§ Prompt
Reproduce the listing word for word. Skip any image.

§ Supplied data
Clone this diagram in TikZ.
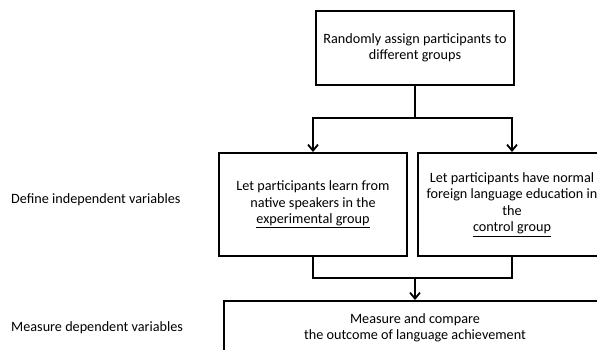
\documentclass[tikz,border=0pt]{standalone}
\usepackage{fontspec}
\setmainfont{Carlito}
\usetikzlibrary{arrows.meta}
\begin{document}
\begin{tikzpicture}[x=1pt,y=-1pt,
  box/.style={draw, line width=2pt, align=center, inner sep=0pt,
    font=\fontsize{14.2}{16.5}\selectfont},
  lbl/.style={anchor=west, inner sep=0pt, font=\fontsize{14.2}{16.5}\selectfont},
  conn/.style={line width=2pt},
  arr/.style={conn, -{Straight Barb[length=6pt,width=10pt,line width=1.8pt]}}]
\useasboundingbox (0,0) rectangle (597,349);
\clip (0,0) rectangle (597,349);
\node[box, minimum width=198pt, minimum height=74pt] (top) at (415,48)
  {Randomly assign participants to\\different groups};
\node[box, minimum width=188pt, minimum height=103pt] (left) at (313,204.5)
  {Let participants learn from\\native speakers in the\\\underline{experimental group}};
\node[box, minimum width=188pt, minimum height=103pt] (right) at (512,204.5)
  {Let participants have normal\\foreign language education in\\the\\\underline{control group}};
\node[box, minimum width=382pt, minimum height=54pt] (bottom) at (415,328)
  {Measure and compare\\the outcome of language achievement};
\node[lbl] (l1) at (11,200) {Define independent variables};
\node[lbl] (l2) at (11,328) {Measure dependent variables};
\coordinate (j1) at (415,118);
\coordinate (j2) at (415,278);
\draw[conn] (top.south) -- (j1);
\draw[arr] (j1) -| (left.north);
\draw[arr] (j1) -| (right.north);
\draw[conn] (left.south) |- (j2);
\draw[conn] (right.south) |- (j2);
\draw[arr] (j2) -- (bottom.north);
\end{tikzpicture}
\end{document}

§ Correct output
Clone this diagram in TikZ.
\documentclass[tikz,border=0pt]{standalone}
\usepackage{fontspec}
\setmainfont{Carlito}
\usetikzlibrary{arrows.meta}
\begin{document}
\begin{tikzpicture}[x=1pt,y=-1pt,
  box/.style={draw, line width=2pt, align=center, inner sep=0pt,
    font=\fontsize{14.2}{16.5}\selectfont},
  lbl/.style={anchor=west, inner sep=0pt, font=\fontsize{14.2}{16.5}\selectfont},
  conn/.style={line width=2pt},
  arr/.style={conn, -{Straight Barb[length=6pt,width=10pt,line width=1.8pt]}}]
\useasboundingbox (0,0) rectangle (597,349);
\clip (0,0) rectangle (597,349);
\node[box, minimum width=198pt, minimum height=74pt] (top) at (415,48)
  {Randomly assign participants to\\different groups};
\node[box, minimum width=188pt, minimum height=103pt] (left) at (313,204.5)
  {Let participants learn from\\native speakers in the\\\underline{experimental group}};
\node[box, minimum width=188pt, minimum height=103pt] (right) at (512,204.5)
  {Let participants have normal\\foreign language education in\\the\\\underline{control group}};
\node[box, minimum width=382pt, minimum height=54pt] (bottom) at (415,328)
  {Measure and compare\\the outcome of language achievement};
\node[lbl] (l1) at (11,200) {Define independent variables};
\node[lbl] (l2) at (11,328) {Measure dependent variables};
\coordinate (j1) at (415,118);
\coordinate (j2) at (415,278);
\draw[conn] (top.south) -- (j1);
\draw[arr] (j1) -| (left.north);
\draw[arr] (j1) -| (right.north);
\draw[conn] (left.south) |- (j2);
\draw[conn] (right.south) |- (j2);
\draw[arr] (j2) -- (bottom.north);
\end{tikzpicture}
\end{document}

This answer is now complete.